* Data excerpt:
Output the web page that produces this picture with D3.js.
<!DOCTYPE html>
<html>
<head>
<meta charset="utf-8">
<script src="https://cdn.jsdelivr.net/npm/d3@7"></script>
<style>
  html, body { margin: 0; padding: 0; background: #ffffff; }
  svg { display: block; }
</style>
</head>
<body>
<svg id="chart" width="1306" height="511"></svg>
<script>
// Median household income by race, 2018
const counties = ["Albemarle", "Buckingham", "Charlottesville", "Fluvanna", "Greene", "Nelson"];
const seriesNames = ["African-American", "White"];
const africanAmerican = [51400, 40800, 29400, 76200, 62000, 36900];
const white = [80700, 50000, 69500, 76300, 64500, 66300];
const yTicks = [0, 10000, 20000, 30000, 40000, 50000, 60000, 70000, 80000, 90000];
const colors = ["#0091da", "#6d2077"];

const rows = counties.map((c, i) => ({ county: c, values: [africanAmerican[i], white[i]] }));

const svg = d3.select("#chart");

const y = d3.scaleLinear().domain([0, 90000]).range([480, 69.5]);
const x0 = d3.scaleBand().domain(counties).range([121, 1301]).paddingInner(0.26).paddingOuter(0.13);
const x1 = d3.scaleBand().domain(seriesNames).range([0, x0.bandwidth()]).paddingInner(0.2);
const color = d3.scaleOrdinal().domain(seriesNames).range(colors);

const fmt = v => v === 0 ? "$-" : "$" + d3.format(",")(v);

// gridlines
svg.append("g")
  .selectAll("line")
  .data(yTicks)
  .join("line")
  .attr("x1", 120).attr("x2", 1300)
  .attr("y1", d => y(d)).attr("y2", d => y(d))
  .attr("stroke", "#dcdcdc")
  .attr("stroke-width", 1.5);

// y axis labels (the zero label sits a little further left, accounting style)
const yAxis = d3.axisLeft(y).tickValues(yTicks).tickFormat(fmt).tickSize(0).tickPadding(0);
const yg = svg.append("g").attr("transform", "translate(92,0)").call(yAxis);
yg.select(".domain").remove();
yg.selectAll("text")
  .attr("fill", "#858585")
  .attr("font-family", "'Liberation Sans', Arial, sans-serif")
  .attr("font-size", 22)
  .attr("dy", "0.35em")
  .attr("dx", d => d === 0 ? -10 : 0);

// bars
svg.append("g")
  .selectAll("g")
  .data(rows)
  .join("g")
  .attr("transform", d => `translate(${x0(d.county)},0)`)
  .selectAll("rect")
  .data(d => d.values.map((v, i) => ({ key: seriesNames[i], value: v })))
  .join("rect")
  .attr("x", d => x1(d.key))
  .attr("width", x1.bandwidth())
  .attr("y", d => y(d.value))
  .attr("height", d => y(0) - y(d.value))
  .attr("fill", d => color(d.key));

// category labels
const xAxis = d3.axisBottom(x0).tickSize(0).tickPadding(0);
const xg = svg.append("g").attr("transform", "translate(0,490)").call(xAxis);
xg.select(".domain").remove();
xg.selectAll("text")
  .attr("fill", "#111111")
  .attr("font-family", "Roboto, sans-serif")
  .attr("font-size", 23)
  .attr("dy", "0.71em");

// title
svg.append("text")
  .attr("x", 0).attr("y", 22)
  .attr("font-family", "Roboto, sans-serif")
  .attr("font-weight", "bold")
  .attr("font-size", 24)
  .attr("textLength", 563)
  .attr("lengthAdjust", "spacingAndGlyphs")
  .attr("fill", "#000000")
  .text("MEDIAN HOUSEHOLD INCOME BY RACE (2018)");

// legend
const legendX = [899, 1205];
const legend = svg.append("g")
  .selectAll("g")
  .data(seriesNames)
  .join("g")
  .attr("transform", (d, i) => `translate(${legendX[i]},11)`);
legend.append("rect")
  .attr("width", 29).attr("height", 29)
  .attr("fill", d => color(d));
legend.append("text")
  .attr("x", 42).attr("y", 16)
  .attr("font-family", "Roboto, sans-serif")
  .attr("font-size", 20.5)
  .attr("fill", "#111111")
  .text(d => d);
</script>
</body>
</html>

* Directions for this task: Return the material exactly as it stands.

* Task solution:
Output the web page that produces this picture with D3.js.
<!DOCTYPE html>
<html>
<head>
<meta charset="utf-8">
<script src="https://cdn.jsdelivr.net/npm/d3@7"></script>
<style>
  html, body { margin: 0; padding: 0; background: #ffffff; }
  svg { display: block; }
</style>
</head>
<body>
<svg id="chart" width="1306" height="511"></svg>
<script>
// Median household income by race, 2018
const counties = ["Albemarle", "Buckingham", "Charlottesville", "Fluvanna", "Greene", "Nelson"];
const seriesNames = ["African-American", "White"];
const africanAmerican = [51400, 40800, 29400, 76200, 62000, 36900];
const white = [80700, 50000, 69500, 76300, 64500, 66300];
const yTicks = [0, 10000, 20000, 30000, 40000, 50000, 60000, 70000, 80000, 90000];
const colors = ["#0091da", "#6d2077"];

const rows = counties.map((c, i) => ({ county: c, values: [africanAmerican[i], white[i]] }));

const svg = d3.select("#chart");

const y = d3.scaleLinear().domain([0, 90000]).range([480, 69.5]);
const x0 = d3.scaleBand().domain(counties).range([121, 1301]).paddingInner(0.26).paddingOuter(0.13);
const x1 = d3.scaleBand().domain(seriesNames).range([0, x0.bandwidth()]).paddingInner(0.2);
const color = d3.scaleOrdinal().domain(seriesNames).range(colors);

const fmt = v => v === 0 ? "$-" : "$" + d3.format(",")(v);

// gridlines
svg.append("g")
  .selectAll("line")
  .data(yTicks)
  .join("line")
  .attr("x1", 120).attr("x2", 1300)
  .attr("y1", d => y(d)).attr("y2", d => y(d))
  .attr("stroke", "#dcdcdc")
  .attr("stroke-width", 1.5);

// y axis labels (the zero label sits a little further left, accounting style)
const yAxis = d3.axisLeft(y).tickValues(yTicks).tickFormat(fmt).tickSize(0).tickPadding(0);
const yg = svg.append("g").attr("transform", "translate(92,0)").call(yAxis);
yg.select(".domain").remove();
yg.selectAll("text")
  .attr("fill", "#858585")
  .attr("font-family", "'Liberation Sans', Arial, sans-serif")
  .attr("font-size", 22)
  .attr("dy", "0.35em")
  .attr("dx", d => d === 0 ? -10 : 0);

// bars
svg.append("g")
  .selectAll("g")
  .data(rows)
  .join("g")
  .attr("transform", d => `translate(${x0(d.county)},0)`)
  .selectAll("rect")
  .data(d => d.values.map((v, i) => ({ key: seriesNames[i], value: v })))
  .join("rect")
  .attr("x", d => x1(d.key))
  .attr("width", x1.bandwidth())
  .attr("y", d => y(d.value))
  .attr("height", d => y(0) - y(d.value))
  .attr("fill", d => color(d.key));

// category labels
const xAxis = d3.axisBottom(x0).tickSize(0).tickPadding(0);
const xg = svg.append("g").attr("transform", "translate(0,490)").call(xAxis);
xg.select(".domain").remove();
xg.selectAll("text")
  .attr("fill", "#111111")
  .attr("font-family", "Roboto, sans-serif")
  .attr("font-size", 23)
  .attr("dy", "0.71em");

// title
svg.append("text")
  .attr("x", 0).attr("y", 22)
  .attr("font-family", "Roboto, sans-serif")
  .attr("font-weight", "bold")
  .attr("font-size", 24)
  .attr("textLength", 563)
  .attr("lengthAdjust", "spacingAndGlyphs")
  .attr("fill", "#000000")
  .text("MEDIAN HOUSEHOLD INCOME BY RACE (2018)");

// legend
const legendX = [899, 1205];
const legend = svg.append("g")
  .selectAll("g")
  .data(seriesNames)
  .join("g")
  .attr("transform", (d, i) => `translate(${legendX[i]},11)`);
legend.append("rect")
  .attr("width", 29).attr("height", 29)
  .attr("fill", d => color(d));
legend.append("text")
  .attr("x", 42).attr("y", 16)
  .attr("font-family", "Roboto, sans-serif")
  .attr("font-size", 20.5)
  .attr("fill", "#111111")
  .text(d => d);
</script>
</body>
</html>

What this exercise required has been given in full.